▶ DIRECTIVE:
Begin with the line containing "Generate a LaTeX" and end with the line containing "(10,13) -- (1320,13);". Give those lines again exactly, leaving out the images.

▶ Extracted data entries:
'''

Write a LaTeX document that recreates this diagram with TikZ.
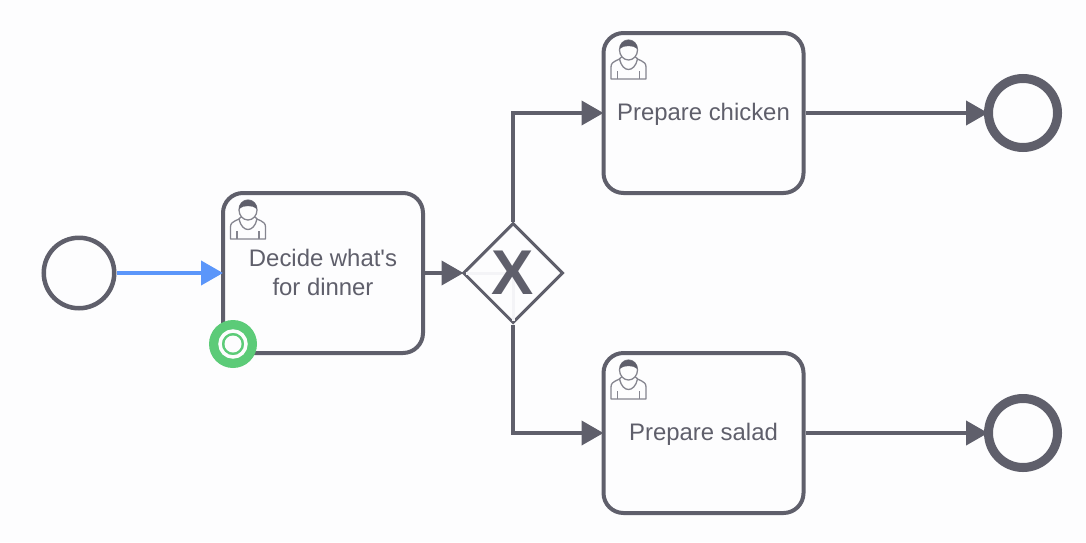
\documentclass[tikz,border=0pt]{standalone}
\usepackage{fontspec}
\setmainfont{Liberation Sans}
\usetikzlibrary{arrows.meta,shapes.geometric}
\definecolor{linegray}{HTML}{5F5F6B}
\definecolor{flow}{HTML}{5B96FA}
\definecolor{marker}{HTML}{5CCB78}
\definecolor{paper}{HTML}{FDFDFE}
\definecolor{iconline}{HTML}{85858F}
\definecolor{faint}{HTML}{F4F4F7}
\tikzset{
	startevent/.style={circle, draw=linegray, line width=0.045cm, fill=paper, minimum size=0.705cm, inner sep=0},
	endevent/.style={circle, draw=linegray, line width=0.09cm, fill=paper, minimum size=0.69cm, inner sep=0},
	task/.style={draw=linegray, line width=0.04cm, fill=paper, rounded corners=0.2cm, minimum width=2.0cm, minimum height=1.6cm, inner sep=0, align=center, text=linegray, font=\fontsize{6.8}{8.25}\selectfont},
	gateway/.style={diamond, aspect=1, draw=linegray, line width=0.03cm, fill=paper, minimum size=1.0cm, inner sep=0},
	seqflow/.style={-{Triangle[length=0.22cm,width=0.24cm]}, line width=0.04cm, draw=linegray, shorten >=-0.02cm},
	usericon/.pic={
		\draw[iconline, line width=0.013cm, line join=round] (-0.175,-0.29) -- (-0.175,-0.17) .. controls (-0.175,-0.10) and (-0.09,-0.11) .. (-0.07,-0.07) -- (0.07,-0.07) .. controls (0.09,-0.11) and (0.175,-0.10) .. (0.175,-0.17) -- (0.175,-0.29) -- cycle;
		\draw[iconline, line width=0.013cm, fill=paper] (0,0) ellipse [x radius=0.09, y radius=0.10];
		\draw[iconline, line width=0.013cm] (-0.09,-0.09) .. controls (-0.06,-0.23) and (0.06,-0.23) .. (0.09,-0.09);
		\draw[iconline, line width=0.013cm] (-0.11,-0.21) -- (-0.11,-0.29) (0.11,-0.21) -- (0.11,-0.29);
		\fill[linegray] (-0.09,0.01) .. controls (-0.09,0.13) and (0.09,0.13) .. (0.09,0.01) .. controls (0.05,0.05) and (-0.05,0.05) .. (-0.09,0.01) -- cycle;
	}
}
\begin{document}
\begin{tikzpicture}
	\useasboundingbox[fill=paper] (0,0) rectangle (10.86,5.42);
	% les evenements
	\node[startevent] (start) at (0.79,2.69) {};
	\node[endevent] (endchicken) at (10.23,4.29) {};
	\node[endevent] (endsalad) at (10.23,1.09) {};
	% les taches
	\node[task, text depth=0.02cm] (decide) at (3.23,2.69) {Decide what\textquotesingle s\\for dinner};
	\node[task, text height=0.20cm] (chicken) at (7.035,4.29) {Prepare chicken};
	\node[task, text height=0.20cm] (salad) at (7.035,1.09) {Prepare salad};
	% la porte
	\node[gateway] (gate) at (5.13,2.69) {};
	\draw[faint, line width=0.03cm, shorten <=0.04cm, shorten >=0.04cm] (gate.west) -- (gate.center) -- (gate.south);
	\node[text=linegray, font=\fontsize{18}{18}\selectfont\bfseries, inner sep=0] (gatemark) at (gate.center) {X};
	% les fleches
	\draw[seqflow, draw=flow, color=flow] (start) -- (decide);
	\draw[seqflow] (decide) -- (gate);
	\draw[seqflow] (gate.north) |- (chicken.west);
	\draw[seqflow] (gate.south) |- (salad.west);
	\draw[seqflow, shorten >=-0.04cm] (chicken) -- (endchicken);
	\draw[seqflow, shorten >=-0.04cm] (salad) -- (endsalad);
	% les icones
	\pic at ([shift={(0.27,-0.19)}]decide.north west) {usericon};
	\pic at ([shift={(0.27,-0.19)}]chicken.north west) {usericon};
	\pic at ([shift={(0.27,-0.19)}]salad.north west) {usericon};
	% le jeton
	\node[circle, fill=marker, minimum size=0.48cm, inner sep=0] (token) at (2.33,1.98) {};
	\node[circle, draw=paper, fill=marker, line width=0.035cm, minimum size=0.26cm, inner sep=0] (tokenring) at (token.center) {};
	\node[circle, fill=paper, minimum size=0.17cm, inner sep=0] (tokencore) at (token.center) {};
\end{tikzpicture}
\end{document}
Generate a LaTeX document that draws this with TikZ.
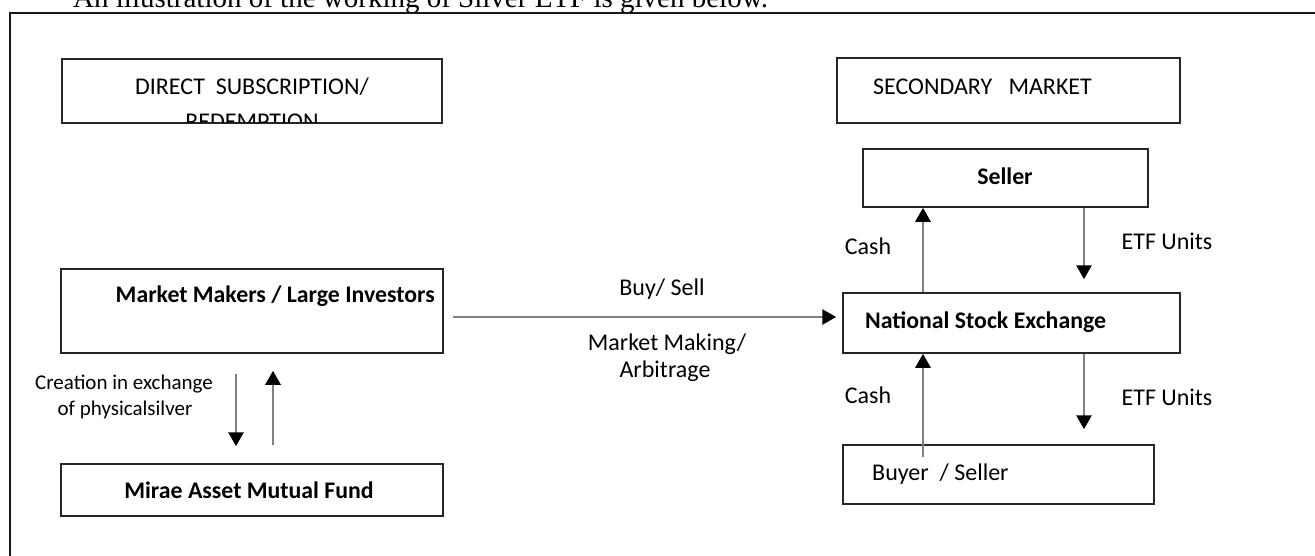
\documentclass[tikz,border=0pt]{standalone}
\usepackage{fontspec}
\setmainfont{Carlito}
\newfontfamily\titlefont{Liberation Serif}
\usetikzlibrary{arrows.meta}
\tikzset{
  box/.style={draw=black!85, line width=1.5pt, rectangle, inner sep=0pt},
  boldlbl/.style={anchor=base, font=\fontsize{23.8}{27}\selectfont\bfseries, inner sep=0pt},
  lbl/.style={anchor=base, font=\fontsize{24}{28}\selectfont, inner sep=0pt},
  smalllbl/.style={anchor=base, font=\fontsize{21}{26}\selectfont, inner sep=0pt},
  arr/.style={draw=black!50, line width=2.8pt, -{Triangle[length=14pt,width=15pt,color=black]}},
}
\begin{document}
\begin{tikzpicture}[x=1pt,y=-1pt]
\useasboundingbox (0,0) rectangle (1315,555);
\clip (0,0) rectangle (1315,555);
\fill[white] (0,0) rectangle (1315,555);
% title and frame
\node[anchor=base west, inner sep=0pt, font=\titlefont\fontsize{29}{32}\selectfont] (title) at (73,7) {An illustration of the working of Silver ETF is given below.};
\draw[line width=2pt, black!90] (10,560) -- (10,13) -- (1320,13);

% boxes
\node[box, minimum width=380pt, minimum height=64pt] (direct) at (252,91) {};
\node[box, minimum width=343pt, minimum height=65pt] (sec) at (1008.5,90.5) {};
\node[box, minimum width=285pt, minimum height=58pt] (seller) at (1005.5,178) {};
\node[box, minimum width=382pt, minimum height=84pt] (mm) at (252,311) {};
\node[box, minimum width=337pt, minimum height=60pt] (nse) at (1011.5,323) {};
\node[box, minimum width=382pt, minimum height=52pt] (mf) at (252,490) {};
\node[box, minimum width=311pt, minimum height=59pt] (buyer) at (998.5,474.5) {};

% box texts
\node[lbl] (directt) at (252,94) {DIRECT\ \ SUBSCRIPTION/};
\begin{scope}
\clip (62,59) rectangle (442,122.5);
\node[lbl] (redt) at (252,129) {REDEMPTION};
\end{scope}
\node[lbl, anchor=base west] (sect) at (873,94) {SECONDARY\ \ \ MARKET};
\node[boldlbl] (sellert) at (1005,184) {Seller};
\node[boldlbl, anchor=base east] (mmt) at (435,302) {Market Makers / Large Investors};
\node[boldlbl, anchor=base west] (nset) at (865,328) {National Stock Exchange};
\node[boldlbl] (mft) at (249,498) {Mirae Asset Mutual Fund};
\node[lbl, anchor=base west] (buyert) at (872,480) {Buyer\ \ / Seller};

% arrows
\draw[arr] ([xshift=-16pt,yshift=-20pt]mm.south) -- ([xshift=-16pt,yshift=17pt]mf.north);
\draw[arr] ([xshift=21pt,yshift=18pt]mf.north) -- ([xshift=21pt,yshift=-17pt]mm.south);
\draw[arr] ([xshift=9pt,yshift=-6pt]mm.east) -- ([xshift=-6pt,yshift=6pt]nse.west);
\draw[arr] ([xshift=-88.5pt]nse.north) -- ([xshift=-82.5pt]seller.south);
\draw[arr] ([xshift=78.5pt]seller.south) -- ([xshift=72.5pt,yshift=13pt]nse.north);
\draw[arr] ([xshift=-75.5pt,yshift=-13pt]buyer.north) -- ([xshift=-88.5pt]nse.south);
\draw[arr] ([xshift=72.5pt]nse.south) -- ([xshift=85.5pt,yshift=15pt]buyer.north);

% arrow labels
\node[smalllbl] (cr1) at (124,389) {Creation in exchange};
\node[smalllbl] (cr2) at (125,415) {of physicalsilver};
\node[lbl] (bs) at (662,295) {Buy/ Sell};
\node[lbl] (mk1) at (667,350) {Market Making/};
\node[lbl] (mk2) at (665,377) {Arbitrage};
\node[lbl] (cash1) at (868,254) {Cash};
\node[lbl] (etf1) at (1167,249) {ETF Units};
\node[lbl] (cash2) at (868,403) {Cash};
\node[lbl] (etf2) at (1167,405) {ETF Units};
\end{tikzpicture}
\end{document}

'''

▶ OUTPUT OF THE TASK:
Generate a LaTeX document that draws this with TikZ.
\documentclass[tikz,border=0pt]{standalone}
\usepackage{fontspec}
\setmainfont{Carlito}
\newfontfamily\titlefont{Liberation Serif}
\usetikzlibrary{arrows.meta}
\tikzset{
  box/.style={draw=black!85, line width=1.5pt, rectangle, inner sep=0pt},
  boldlbl/.style={anchor=base, font=\fontsize{23.8}{27}\selectfont\bfseries, inner sep=0pt},
  lbl/.style={anchor=base, font=\fontsize{24}{28}\selectfont, inner sep=0pt},
  smalllbl/.style={anchor=base, font=\fontsize{21}{26}\selectfont, inner sep=0pt},
  arr/.style={draw=black!50, line width=2.8pt, -{Triangle[length=14pt,width=15pt,color=black]}},
}
\begin{document}
\begin{tikzpicture}[x=1pt,y=-1pt]
\useasboundingbox (0,0) rectangle (1315,555);
\clip (0,0) rectangle (1315,555);
\fill[white] (0,0) rectangle (1315,555);
% title and frame
\node[anchor=base west, inner sep=0pt, font=\titlefont\fontsize{29}{32}\selectfont] (title) at (73,7) {An illustration of the working of Silver ETF is given below.};
\draw[line width=2pt, black!90] (10,560) -- (10,13) -- (1320,13);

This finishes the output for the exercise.